Some PMSA students returned to school on Monday, Feb. 22, for the first time since the pandemic began. | Shanel Romain

Some District 209 students, whose families chose the hybrid learning option, returned to school on Monday, Feb. 22, for the first time since the pandemic shut the doors last March.

Students, divided alphabetically into two groups, are returning either on Mondays and Tuesdays or on Thursdays and Fridays for in-person learning at all three campuses: Proviso East, Proviso West, and the Proviso Math and Science Academy.

There are, of course, many safety rules in place. Face masks are required at all times except during eating and drinking. Social distance must be maintained between everyone in the buildings, including students and staff. Hand sanitizer and disinfectant wipes will be readily available throughout the buildings.

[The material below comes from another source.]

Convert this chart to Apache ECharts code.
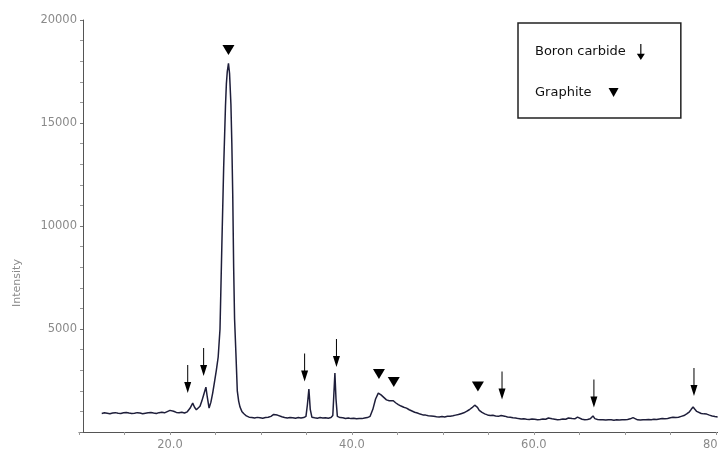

Staff and students must fill out a daily health screener prior to entering campus. A “yes” answer to any of the health questions for a student means they must wait in a designated isolation area and will be required to leave the building when safe and after a parent or guardian is notified by the school nurse.

Free COVID-19 testing is available on Tuesdays and Thursdays at each of the three campuses from 10 a.m. to 2 p.m.

Detailed information about the back-to-school plan, including schedules and maps, can be found on the district’s website at

However, not everyone is happy about students returning to school. According to Maggie Riley, president of the Proviso Teachers’ Union, the union never agreed to the return to school plan put forth by the district.

“We did not reach an agreement with the district,” Riley said on Feb. 22. “We were bargaining with them, and we weren’t able to agree on four issues. The district declared an impasse.”

The union, Riley said, filed a motion for supplemental relief with the Illinois Educational Labor Relations Board, and there will be a hearing next week on March 4.

The four outstanding issues, according to Riley, are ventilation, vaccinations, bringing in an industrial hygienist, and what metrics the district should be using to determine when schools should bring students and faculty back.

Ventilation, said Riley, is problematic, especially at Proviso East and West where “natural ventilation” is being used to keep the risk of COVID-19 spread reduced.

“Natural ventilation,” she said, means that the windows are opened in classrooms being used for teaching. The union does not agree with having open windows during the winter months.

To handle the ventilation issue the union suggested bringing in an industrial hygienist, one that the union said they’d pay for themselves, at no cost at all to the district. According to Riley, the district declined this offer and union request.

A PMSA student walks into PMSA for the first time this school year. | Shanel Romain

Vaccines are another sticking point for the union, which wants the COVID-19 shot made available to all teachers and staff.

In January, District 209 announced it would bring students back to the classrooms in the beginning of February, but then pushed the date back to later in the month because, said Superintendent James Henderson in an announcement to families, the district would obtain and distribute vaccines first.

In a Jan. 23 announcement, the district said it would be receiving 3,000 doses of the COVID vaccine “in the next few weeks.” The plan was to start vaccinating teachers and staff during the first week of February, then vaccinate students if there were enough shots left.

That never happened, though, and the union wants teachers to have the vaccine before they return to the classrooms.

Finally, the union and district couldn’t reach an agreement on which metrics should be used to determine when it is safe to reopen the buildings.

The Review reached out to Henderson and the D209 communications director Nicole Wilson for comment but did not receive a response by deadline.